At that moment, we were six people with a huge challenge. We needed an actual IBM PC to work with. Stimac was immediately dispatched to Dallas to buy one. He returned with the PC and the technical reference manual that contained detailed specifications on creating hardware and software products to work with it. Stimac, who was assigned the task of creating the ROM BIOS for our computer, discovered the entire IBM BIOS ROM code was printed in the manual. His immediate reaction was “Great, my job’s been done for me! This is going to be easy.”

He couldn’t have been further from the reality that lay ahead.

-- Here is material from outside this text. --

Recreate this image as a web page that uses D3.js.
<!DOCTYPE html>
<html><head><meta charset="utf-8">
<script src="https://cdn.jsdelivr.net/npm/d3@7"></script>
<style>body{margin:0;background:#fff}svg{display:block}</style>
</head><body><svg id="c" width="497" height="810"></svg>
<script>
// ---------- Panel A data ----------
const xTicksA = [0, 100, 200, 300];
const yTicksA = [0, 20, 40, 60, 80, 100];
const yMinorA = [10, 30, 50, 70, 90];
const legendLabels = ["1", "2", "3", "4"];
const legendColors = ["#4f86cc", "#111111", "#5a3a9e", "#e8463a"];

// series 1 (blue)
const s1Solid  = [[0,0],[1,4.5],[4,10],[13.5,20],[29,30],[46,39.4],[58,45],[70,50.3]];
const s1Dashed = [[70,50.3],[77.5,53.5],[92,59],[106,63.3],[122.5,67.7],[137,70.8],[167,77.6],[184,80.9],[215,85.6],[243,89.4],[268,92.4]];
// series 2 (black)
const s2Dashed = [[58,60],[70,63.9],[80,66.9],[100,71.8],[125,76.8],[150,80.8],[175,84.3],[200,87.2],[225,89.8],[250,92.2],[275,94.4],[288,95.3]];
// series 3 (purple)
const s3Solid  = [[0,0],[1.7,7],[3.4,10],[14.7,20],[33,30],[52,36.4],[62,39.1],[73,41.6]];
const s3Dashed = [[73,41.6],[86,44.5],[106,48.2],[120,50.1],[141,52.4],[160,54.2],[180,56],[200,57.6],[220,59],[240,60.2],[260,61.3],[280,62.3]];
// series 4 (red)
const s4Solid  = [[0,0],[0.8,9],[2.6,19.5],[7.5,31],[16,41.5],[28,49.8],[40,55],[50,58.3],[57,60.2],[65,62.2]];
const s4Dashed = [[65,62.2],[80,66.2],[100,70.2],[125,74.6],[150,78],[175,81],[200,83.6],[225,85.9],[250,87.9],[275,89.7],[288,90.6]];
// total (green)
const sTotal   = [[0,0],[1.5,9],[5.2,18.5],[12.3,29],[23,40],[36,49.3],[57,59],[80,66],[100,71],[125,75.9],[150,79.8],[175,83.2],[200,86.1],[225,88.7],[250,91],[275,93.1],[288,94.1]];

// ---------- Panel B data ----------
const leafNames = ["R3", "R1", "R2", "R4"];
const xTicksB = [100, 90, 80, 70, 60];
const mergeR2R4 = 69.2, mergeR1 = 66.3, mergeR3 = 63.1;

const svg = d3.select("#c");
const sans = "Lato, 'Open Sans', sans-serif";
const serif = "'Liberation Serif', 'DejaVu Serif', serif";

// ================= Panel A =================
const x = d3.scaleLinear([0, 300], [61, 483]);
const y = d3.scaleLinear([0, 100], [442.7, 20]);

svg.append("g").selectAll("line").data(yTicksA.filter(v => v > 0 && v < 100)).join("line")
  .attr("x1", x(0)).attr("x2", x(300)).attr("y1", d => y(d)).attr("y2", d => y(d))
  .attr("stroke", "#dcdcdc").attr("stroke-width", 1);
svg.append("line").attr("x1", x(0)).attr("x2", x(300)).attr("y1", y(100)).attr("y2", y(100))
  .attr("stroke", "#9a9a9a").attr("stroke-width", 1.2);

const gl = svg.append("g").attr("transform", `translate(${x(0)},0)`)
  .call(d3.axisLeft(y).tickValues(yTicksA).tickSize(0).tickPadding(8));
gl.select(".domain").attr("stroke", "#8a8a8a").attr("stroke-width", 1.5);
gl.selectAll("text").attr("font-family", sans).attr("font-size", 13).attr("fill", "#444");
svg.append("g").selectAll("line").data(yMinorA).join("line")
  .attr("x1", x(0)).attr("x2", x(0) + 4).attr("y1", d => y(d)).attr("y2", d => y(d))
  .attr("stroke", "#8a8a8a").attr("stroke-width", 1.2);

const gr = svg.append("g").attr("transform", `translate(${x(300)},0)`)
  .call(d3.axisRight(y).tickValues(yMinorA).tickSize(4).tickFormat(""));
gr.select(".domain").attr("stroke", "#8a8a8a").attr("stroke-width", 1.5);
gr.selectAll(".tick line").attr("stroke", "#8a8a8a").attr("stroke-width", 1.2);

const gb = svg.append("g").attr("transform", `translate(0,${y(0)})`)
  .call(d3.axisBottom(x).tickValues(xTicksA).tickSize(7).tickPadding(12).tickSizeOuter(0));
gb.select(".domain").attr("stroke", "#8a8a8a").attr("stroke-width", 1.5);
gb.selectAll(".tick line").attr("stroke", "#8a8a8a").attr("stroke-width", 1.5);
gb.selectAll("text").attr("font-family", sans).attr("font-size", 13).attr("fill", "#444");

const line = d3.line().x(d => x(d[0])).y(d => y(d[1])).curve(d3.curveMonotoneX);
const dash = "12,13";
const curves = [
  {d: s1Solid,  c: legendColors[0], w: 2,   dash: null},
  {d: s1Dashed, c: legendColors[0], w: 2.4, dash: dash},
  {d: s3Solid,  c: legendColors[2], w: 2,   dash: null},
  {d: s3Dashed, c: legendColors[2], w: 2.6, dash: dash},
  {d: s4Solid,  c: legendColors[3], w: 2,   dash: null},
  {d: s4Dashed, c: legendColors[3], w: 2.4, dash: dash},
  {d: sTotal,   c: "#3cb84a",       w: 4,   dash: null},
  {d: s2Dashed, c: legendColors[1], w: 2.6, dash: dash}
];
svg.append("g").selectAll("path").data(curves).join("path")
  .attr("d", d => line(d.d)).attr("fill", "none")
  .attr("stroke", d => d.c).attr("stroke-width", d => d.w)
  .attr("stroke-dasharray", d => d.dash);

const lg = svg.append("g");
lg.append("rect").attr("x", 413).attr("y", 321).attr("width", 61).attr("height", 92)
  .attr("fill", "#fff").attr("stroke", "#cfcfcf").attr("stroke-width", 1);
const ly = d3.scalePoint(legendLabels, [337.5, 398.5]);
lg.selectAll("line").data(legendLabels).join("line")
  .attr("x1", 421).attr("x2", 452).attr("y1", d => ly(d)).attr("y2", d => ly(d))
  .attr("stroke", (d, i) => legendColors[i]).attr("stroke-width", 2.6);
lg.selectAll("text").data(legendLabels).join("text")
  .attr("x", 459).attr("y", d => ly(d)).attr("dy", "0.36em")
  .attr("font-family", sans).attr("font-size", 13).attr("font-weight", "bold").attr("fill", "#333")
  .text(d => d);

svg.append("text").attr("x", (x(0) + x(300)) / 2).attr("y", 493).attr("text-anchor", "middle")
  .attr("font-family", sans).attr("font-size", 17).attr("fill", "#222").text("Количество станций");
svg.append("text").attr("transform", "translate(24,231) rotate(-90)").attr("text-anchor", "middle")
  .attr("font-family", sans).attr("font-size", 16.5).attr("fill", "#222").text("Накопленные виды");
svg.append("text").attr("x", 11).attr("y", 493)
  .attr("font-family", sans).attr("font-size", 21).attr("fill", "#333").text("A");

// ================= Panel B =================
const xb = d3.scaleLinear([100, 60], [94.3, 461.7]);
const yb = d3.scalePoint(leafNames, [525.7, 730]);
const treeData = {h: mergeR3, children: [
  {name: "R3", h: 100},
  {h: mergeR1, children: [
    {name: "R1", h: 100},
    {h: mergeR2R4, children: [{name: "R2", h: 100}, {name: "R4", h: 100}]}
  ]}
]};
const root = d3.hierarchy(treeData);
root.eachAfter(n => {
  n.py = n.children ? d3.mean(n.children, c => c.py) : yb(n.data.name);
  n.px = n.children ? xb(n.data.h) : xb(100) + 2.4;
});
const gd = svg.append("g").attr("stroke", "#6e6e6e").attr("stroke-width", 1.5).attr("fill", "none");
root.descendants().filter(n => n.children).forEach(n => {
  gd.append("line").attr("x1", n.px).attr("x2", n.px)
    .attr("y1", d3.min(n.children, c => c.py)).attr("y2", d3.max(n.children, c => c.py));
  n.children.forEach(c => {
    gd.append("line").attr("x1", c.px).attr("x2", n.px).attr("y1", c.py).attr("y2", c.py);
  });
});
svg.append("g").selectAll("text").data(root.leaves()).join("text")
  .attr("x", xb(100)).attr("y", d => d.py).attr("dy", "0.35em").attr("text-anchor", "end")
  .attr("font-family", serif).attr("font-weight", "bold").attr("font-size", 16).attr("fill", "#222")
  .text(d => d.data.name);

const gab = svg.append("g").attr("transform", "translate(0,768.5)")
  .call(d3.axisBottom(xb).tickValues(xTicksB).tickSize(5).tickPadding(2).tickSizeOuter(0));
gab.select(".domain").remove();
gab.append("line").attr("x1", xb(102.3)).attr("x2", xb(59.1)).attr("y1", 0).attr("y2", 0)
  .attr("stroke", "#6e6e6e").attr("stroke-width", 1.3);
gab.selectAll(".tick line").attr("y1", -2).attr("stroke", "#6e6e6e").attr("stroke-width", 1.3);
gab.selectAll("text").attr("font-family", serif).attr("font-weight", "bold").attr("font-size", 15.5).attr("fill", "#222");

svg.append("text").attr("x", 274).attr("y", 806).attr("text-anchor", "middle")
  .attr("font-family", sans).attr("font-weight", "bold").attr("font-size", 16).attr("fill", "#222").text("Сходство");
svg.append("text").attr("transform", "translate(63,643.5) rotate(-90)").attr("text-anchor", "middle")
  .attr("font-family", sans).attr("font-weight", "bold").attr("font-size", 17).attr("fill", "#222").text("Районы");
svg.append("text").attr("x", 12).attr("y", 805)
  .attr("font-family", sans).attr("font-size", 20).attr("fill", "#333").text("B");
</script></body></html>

Over the next few weeks, our team grew rapidly with the addition of four key engineers, three of whom were hired from TI. They were: Steve Flannigan, software; John Reilly, plastics; Walt Russell, aluminum chassis; and Bill Bray, power supply. Russell was working independently at the time, but we had known him from TI. They all gathered around the IBM PC we bought and, along with Stimac, Ullrich, and Roberts, began dissecting the computer. While I watched them work, I realized that we had put together an all-star team. These men were the best in their fields over all others I had met in my career.

As soon as Flannigan came on board, he and Stimac worked with an attorney to plan a legal way to reverse engineer the BIOS ROM of the IBM PC. To be safe legally, they learned that anyone who looked at IBM’s code couldn’t write any of our BIOS code. Stimac had unknowingly contaminated himself by looking at the code printed in the IBM manual, so his first job became writing a specification for our BIOS. Then Flannigan took his spec and began writing our code, which left Stimac with the job of working with Microsoft on MS-DOS and BASIC. We had discovered that the version of MS-DOS Microsoft was selling to everyone at the time wasn’t compatible with PC DOS, so we decided I needed to set up a meeting with Bill Gates, Microsoft’s CEO, and ask him for a version of MS-DOS that was totally compatible with IBM’s PC DOS. We didn’t know it yet, but we had just run into a potentially fatal flaw in the product idea our new company was based on.